At a time when beef and livestock producers are under enormous pressure, it is absolutely disgraceful that the margin been taken by processors and retailers continues to grow as shown by analysis carried out by ICMSA, according to Michael Guinan, Chairperson of ICMSA’s Livestock Committee.
This is the elephant in the room that neither the Minister for Agriculture, Food and Marine nor his counterparts in the EU are willing to address and until this matter is investigated and addressed, farmers are going to remain very vulnerable to the power which is getting more concentrated by the day at processor and retailer level.
Michael said that an analysis carried out by the ICMSA into the average return to the beef farmer from each kg of beef sold showed that farmers were getting 46% and 47% of the consumer price from steers and heifers respectfully in March of this year. ICMSA at the time highlighted this finding describing how it had fallen from a return in the mid-fifties a year earlier. ICMSA’s latest analysis, Michael Guinan said, is for the intervening months of April, May and June and again it shows this trend of squeezing the Irish farmer continuing. These figures are now at 44% and 45%.

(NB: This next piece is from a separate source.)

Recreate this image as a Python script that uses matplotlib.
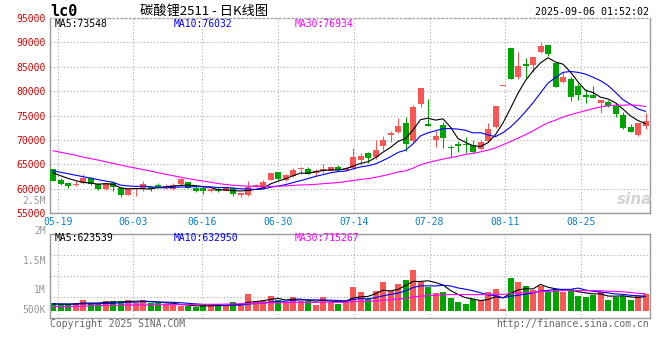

The problem farmers face at this time, Michael said, is not that beef prices have fallen for the consumer but that the players up the chain, the processors and in particular the retailers have decided to take advantage of increased supplies simply to boost their own margins at the expense of farmers and they are also using new specifications to boost their profits. The grabbing of margin by those further up the chain will only be solved at EU level and it is essential that our Minister and our MEPs make the power of multiple retailers a key policy priority for the new term. This issue has been discussed for years but no practical actions to aid producers have been introduced.
On the plus side, with beef supplies expected to decline for the rest of 2014 and into 2015, some relief should be on the horizon in the coming months. However, Michael Guinan said, for Irish farmers to fully benefit from the easing in supplies, a number of serious bottlenecks need to be addressed with the export of live cattle to Northern Ireland top of the agenda along with specification issues, efforts to generate a viable live export trade for forward cattle and minimising the impact of the recent Russian ban. These issues must be at the top of the Ministers agenda.
Beef supplies, Michael Guinan said, in Ireland are currently running at 12% above 2013 levels but in the UK, they are 2% below 2013 levels. Cattle supplies are likely to ease in Ireland over the coming months and into 2015 and also ease further in the UK in the coming months which is positive from our perspective given that the UK is the main market outlet for Irish beef. Latest figures, Michael said, indicate that kill numbers in the UK will fall further in 2015. This fall in production in the UK should lead to increased demand for Irish beef which along with the expected reduction in supply should lead to upward pressure on prices. The retailers and processors have used increased supplies against farmers over the last year and hopefully, we are moving into a period when supplies will tighten and farmers will get their fair share from the marketplace, he said.